There can be zero or more charges related to the shipment or particular pieces. Each charge consists of header (4) beginning with 400B, piece identifier in the case of charge related to the piece (3), amount (7) and description (27). Pieces and charges are on the same line with shipment. Parse records, each type of record should be passed to a different output port. The source file example:

1426089255 London Nice   300B001paper  400B0011000.00good too heavy surcharge   400B001  50.00special delivery conditions
1426089256 Narvik Rome   300B001snow   400B001 500.00bulk good surcharge        300A002ski    400B002 100.00long good surcharge
1426089257 Nimes  Miami  300B001wine   400B001 500.00dangerous good surcharge

Solution Input file contains fixed-length data. As a result we need fixed-length metadata. Create fixed-length metadata Shipment, Piece and Charge. All these fixed-length metadata must have empty record delimiter. Create auxiliary delimited metadata Aux with one string field. This will be used to read line ends. Use File URL and Transform attributes. On States tab, create states $0 with Shipment metadata, $1 with Piece metadata, $2 with Charge metadata and $3 with Aux metadata. Set up the Selector:

FROM STATE

PREFIX

TO STATE

State $0

300B

State $1

State $0

400B

State $2

State $1

300B

State $1

400B

State $2

300B

State $1

State $2

400B

State $2

State $3

any

State $0

Any state

any

State $3

Set up output mapping of particular states: produce output on port 0 in state $0, on port 1 in state $1 and on port 2 in state $2. Do not produce any output in state $3. Results on particular output ports are following:

1426089255 London Nice 1426089256 Narvik Rome 1426089257 Nimes Miami

300B001paper 300B001snow 300B001wine

400B0011000.00good too heavy surcharge 400B001 500.00bulk good surcharge 400B001 500.00dangerous good surcharge

Adding Identifiers

Records read by ComplexDataReader in the previous steps have lost mutual binding. It is impossible to track which charges or pieces are connected to which shipment. Add identifier from Shipment record to other records.

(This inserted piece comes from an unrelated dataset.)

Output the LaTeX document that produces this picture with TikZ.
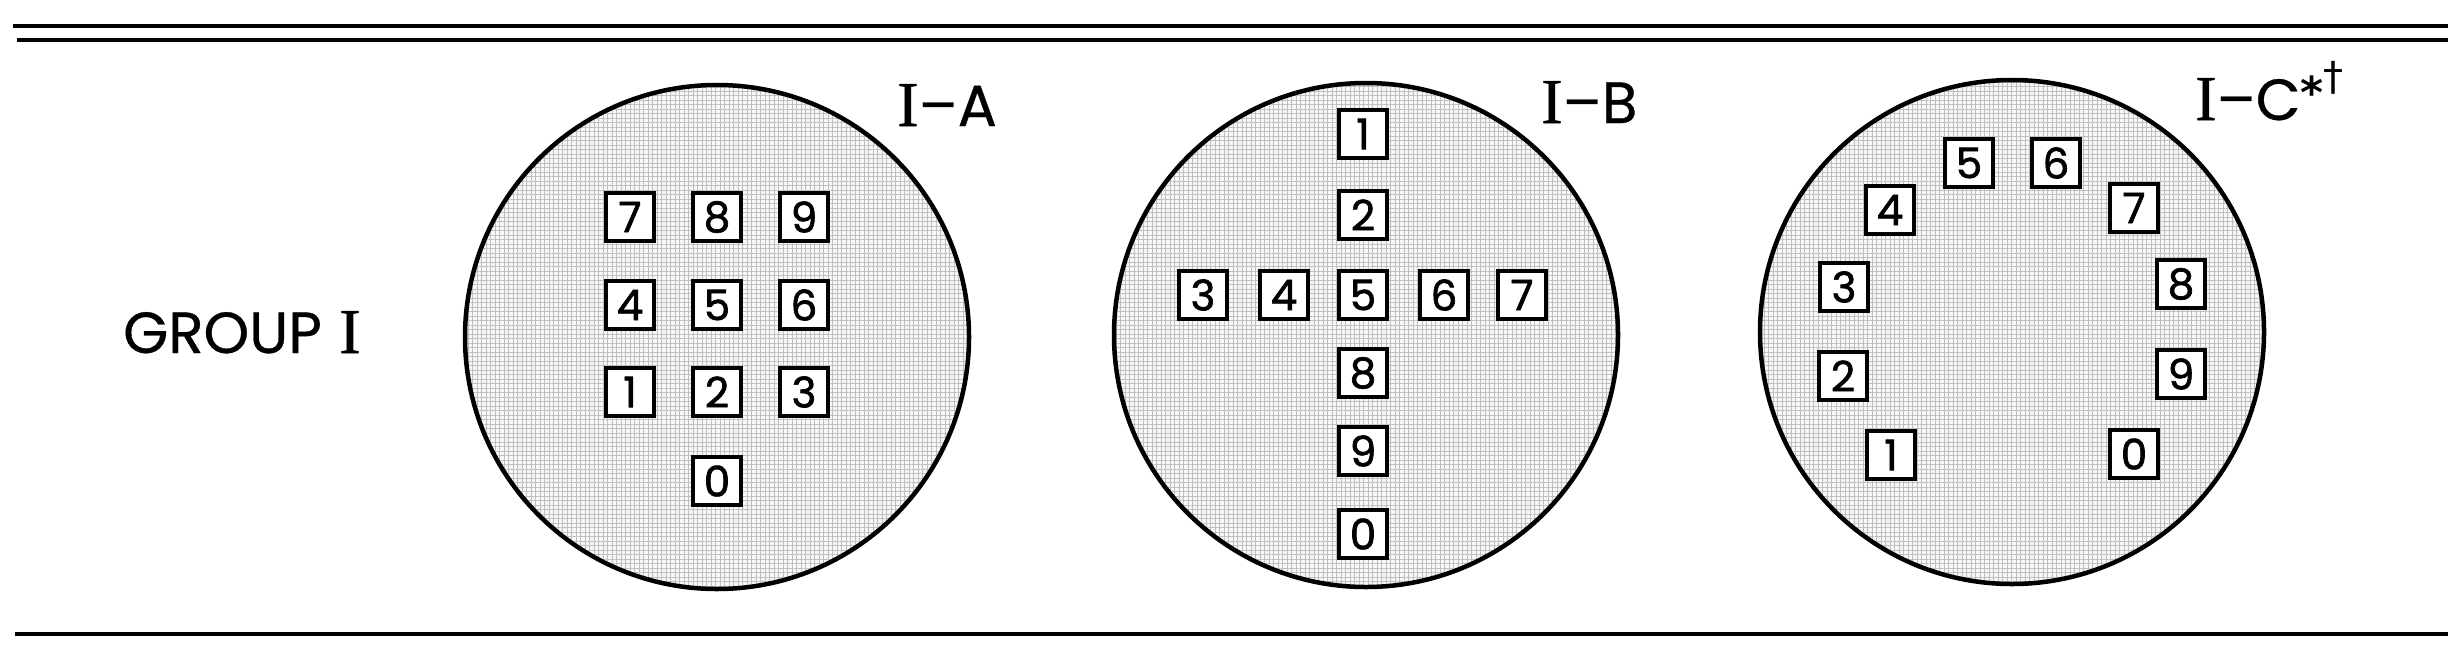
\documentclass[tikz,border=0pt]{standalone}
\usepackage{fontspec}
\setmainfont{Poppins}[FakeBold=0.6]
\newfontfamily\digf{Poppins}[FakeBold=1.6]
\newfontfamily\serifI{Liberation Serif}[FakeBold=0.8]
\newfontfamily\symf{DejaVu Sans}
\usetikzlibrary{patterns.meta}
\begin{document}
\begin{tikzpicture}[x=1pt,y=-1pt,
  keybox/.style={draw=black, line width=3.8pt, fill=white, minimum size=48.5pt,
    inner sep=0pt, font=\digf\fontsize{42}{42}\selectfont},
  dial/.style={circle, draw=black, line width=4.5pt, minimum size=504pt, inner sep=0pt,
    preaction={fill=black!3},
    preaction={pattern={Lines[angle=0,distance=4.5pt,line width=0.8pt]}, pattern color=black!25},
    preaction={pattern={Lines[angle=90,distance=4.5pt,line width=0.8pt]}, pattern color=black!25}},
  rulel/.style={line width=4.5pt},
  lbl/.style={anchor=base west, inner sep=0pt, font=\fontsize{58}{58}\selectfont}]
\useasboundingbox (0,0) rectangle (2458,649);
% rules
\coordinate (t1l) at (13,26); \coordinate (t1r) at (2448,26);
\coordinate (t2l) at (17,40); \coordinate (t2r) at (2448,40);
\coordinate (bl) at (15,634); \coordinate (br) at (2448,634);
\draw[rulel] (t1l) -- (t1r);
\draw[rulel] (t2l) -- (t2r);
\draw[rulel] (bl) -- (br);
% group label
\node[lbl] (grp) at (123,353) {GROUP\hspace{0.3em}{\serifI\fontsize{64}{64}\selectfont I}};
% dials
\node[dial] (dA) at (717,337) {};
\node[dial] (dB) at (1366,335) {};
\node[dial] (dC) at (2012,332) {};
% labels
\node[lbl] (lA) at (897,126) {{\serifI\fontsize{64}{64}\selectfont I}–A};
\node[lbl] (lB) at (1541,123) {{\serifI\fontsize{64}{64}\selectfont I}–B};
\node[lbl] (lC) at (2195,120) {{\serifI\fontsize{64}{64}\selectfont I}–C\raisebox{12pt}{\symf\fontsize{44}{44}\selectfont\bfseries *}\raisebox{30pt}{\symf\fontsize{40}{40}\selectfont †}};
% I-A keys
\node[keybox] (a7) at (630,217) {7};
\node[keybox] (a8) at (717,217) {8};
\node[keybox] (a9) at (804,217) {9};
\node[keybox] (a4) at (630,305) {4};
\node[keybox] (a5) at (717,305) {5};
\node[keybox] (a6) at (804,305) {6};
\node[keybox] (a1) at (630,392) {1};
\node[keybox] (a2) at (717,392) {2};
\node[keybox] (a3) at (804,392) {3};
\node[keybox] (a0) at (717,481) {0};
% I-B keys
\node[keybox] (b1) at (1363,134) {1};
\node[keybox] (b2) at (1363,215) {2};
\node[keybox] (b3) at (1203,295) {3};
\node[keybox] (b4) at (1284,295) {4};
\node[keybox] (b5) at (1363,295) {5};
\node[keybox] (b6) at (1444,295) {6};
\node[keybox] (b7) at (1522,295) {7};
\node[keybox] (b8) at (1363,373) {8};
\node[keybox] (b9) at (1363,451) {9};
\node[keybox] (b0) at (1363,534) {0};
% I-C keys
\node[keybox] (c5) at (1969,163) {5};
\node[keybox] (c6) at (2056,163) {6};
\node[keybox] (c4) at (1890,210) {4};
\node[keybox] (c7) at (2134,208) {7};
\node[keybox] (c3) at (1844,287) {3};
\node[keybox] (c8) at (2181,284) {8};
\node[keybox] (c2) at (1843,376) {2};
\node[keybox] (c9) at (2181,374) {9};
\node[keybox] (c1) at (1891,455) {1};
\node[keybox] (c0) at (2134,454) {0};
\end{tikzpicture}
\end{document}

Solution The solution is built on the solution from previous example. Add the identifier field to Piece and to Charge metadata. On tab $1, add mapping of identifier from Shipment to the identifier in Piece. Do the same of $2 tab with Charge.

Best Practices

We recommend users to explicitly specify encoding of input file (with the Charset attribute). It ensures better portability of the graph across systems with different default encoding. The recommended encoding is UTF-8.